On the path toward the green starch factory

Lyckeby is a company owned by farmers and is therefore a company with close connection to nature and an active part of the whole value chain from potato to starch. To be able to do this, we sell potato seeds to the farmers and then Lyckeby advisory service is there to support the farmers and give them advice about how to irrigate, fertilize and other important aspects of growing potato. We met up with Alexandra Rolén, Process Engineer at Lyckeby, to find out a bit more what sustainability means for the production of the company.


Lyckeby has a focus on sustainability through the whole process and is working to find new ways to use our raw materials as smart as possible, Alexandra Rolén explains.

Especially during the campaign when the potatoes are harvested the production requires a lot of water.

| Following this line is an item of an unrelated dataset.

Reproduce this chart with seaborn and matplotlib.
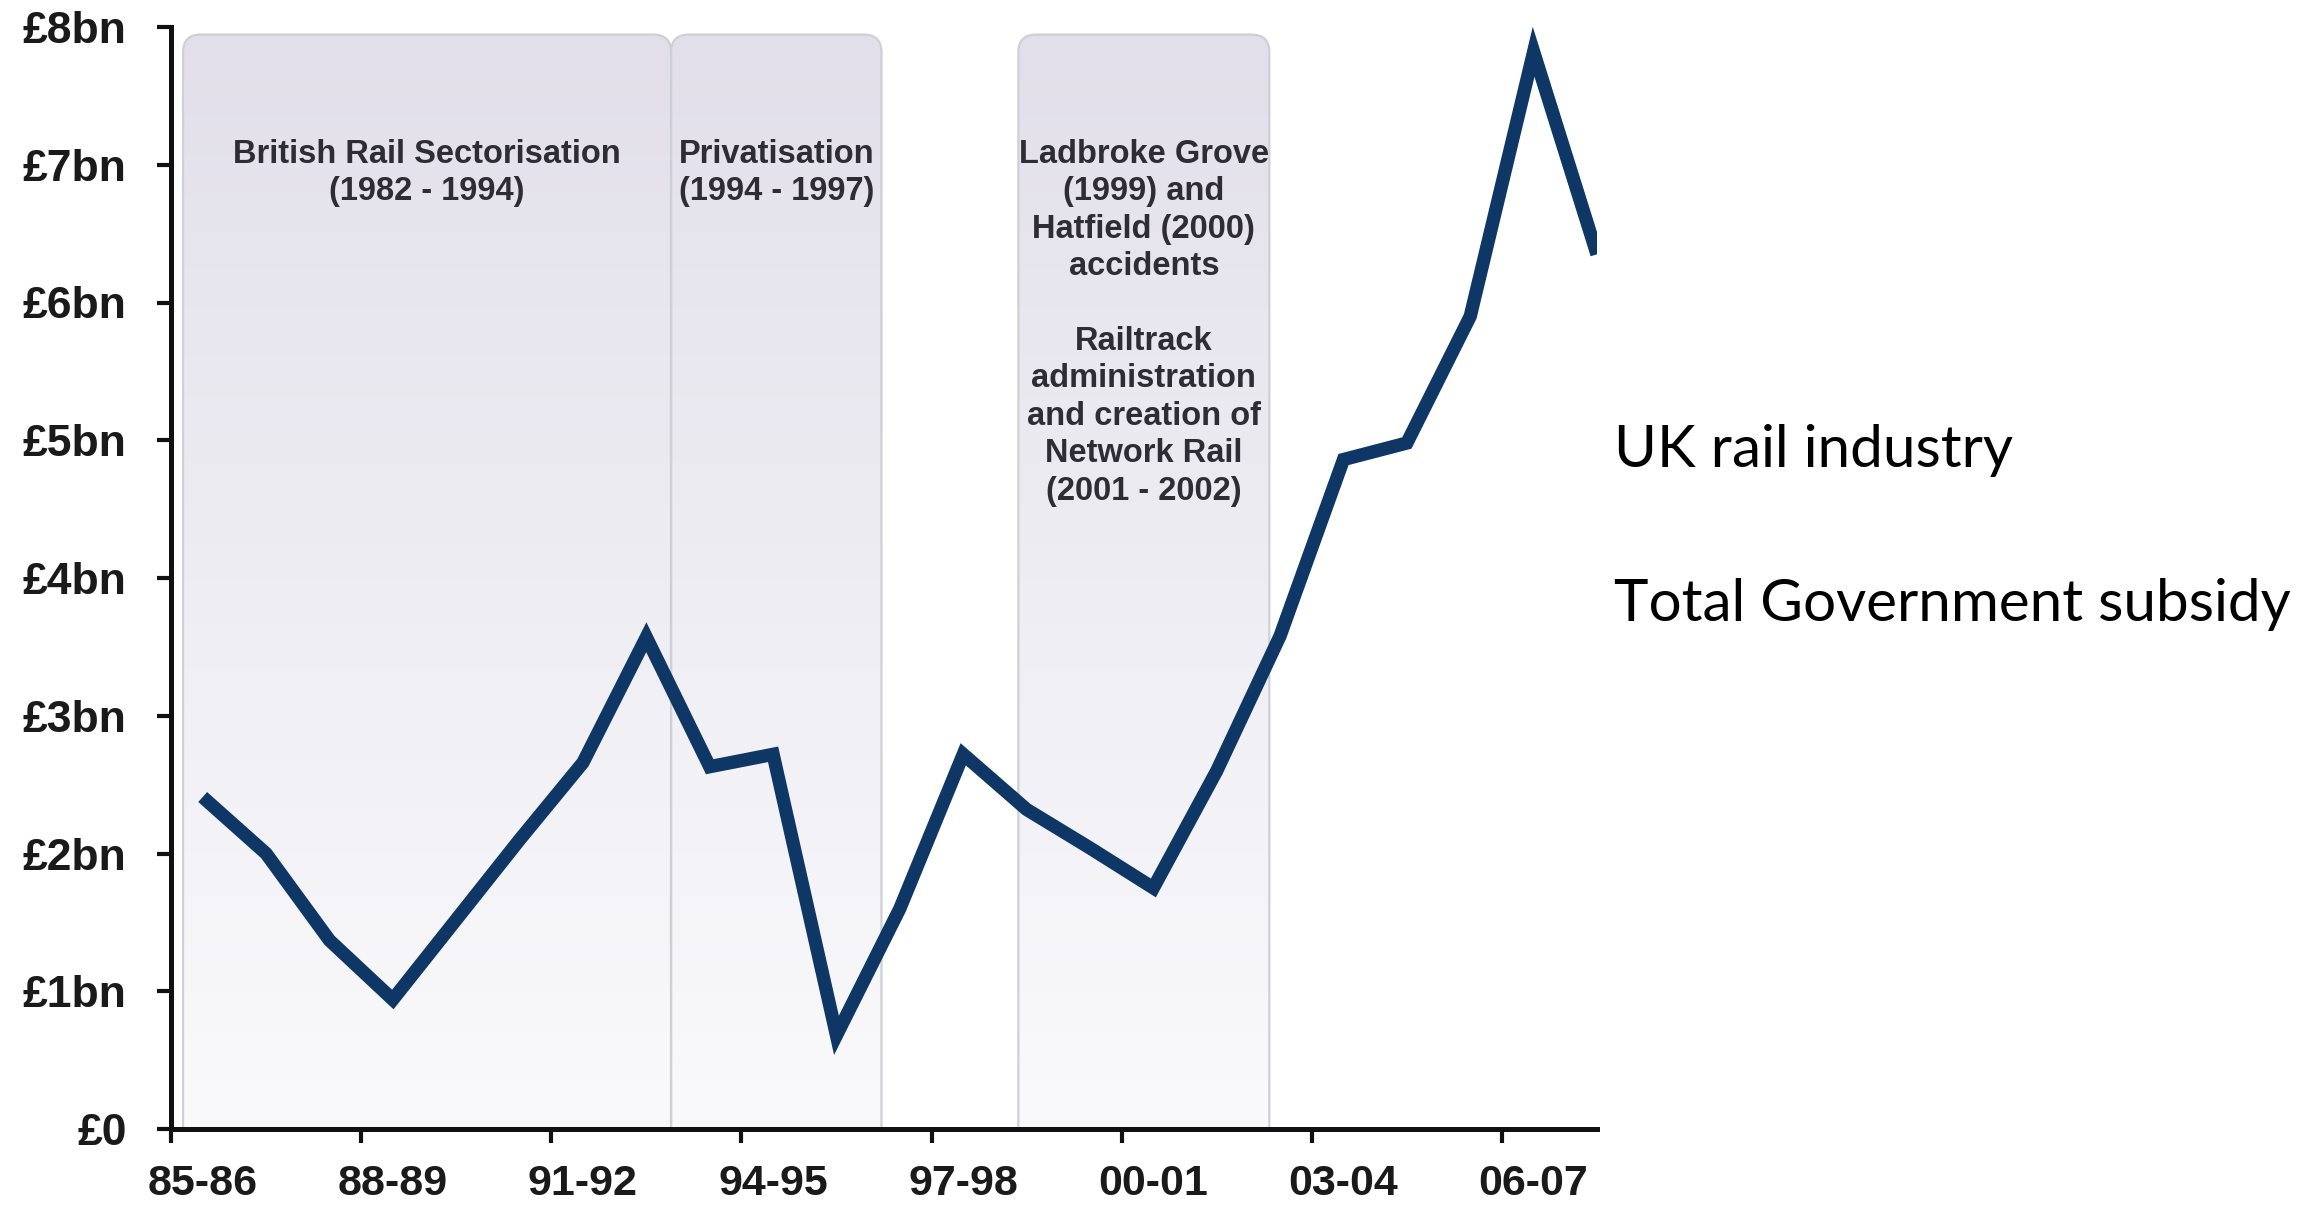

The campaign is on-going for approximately four months during which time 300 000 cubic meter of water is used in the factory in Kristianstad. Of this amount of water, Lyckeby needs to return at least 50% to the ground before the end of the year. However, this water can be re-used within the production multiple times before we return it, Alexandra says. 

Lyckeby is working to find even more efficient solutions on what to do with the water. The requirements for the water used are very high in this industry since the ingredient will be used in food. We are examining the options for water purification, both on incoming and outgoing water, continues Alexandra Rolén. Thanks to this, we have been able to lower the level of phosphorous in the water with 20-50%, a significant step and we hope to achieve more. 

Lyckeby is not only working with focus on the water but also on the efficiency within the production. We want to make the production even more effective by reviewing the production site to see if changes can be made that would both improve efficiency of the production as well as simplifying work tasks for our staff, Alexandra says.

Lyckeby currently focuses on efficiency when buying new machinery. The systems have to fulfill the requirements of being endurable at the same time as it have low energy or water costs. Right now, we have hopes with a newly installed equipment using less water and lower losses of starch. By focusing on efficiency gains, both costs can be reduced and the working environment can be improved.

We have a strong belief that sustainability is the future and we take small steps every day to come closer to the Green Starch factory, Alexandra Rolén concludes.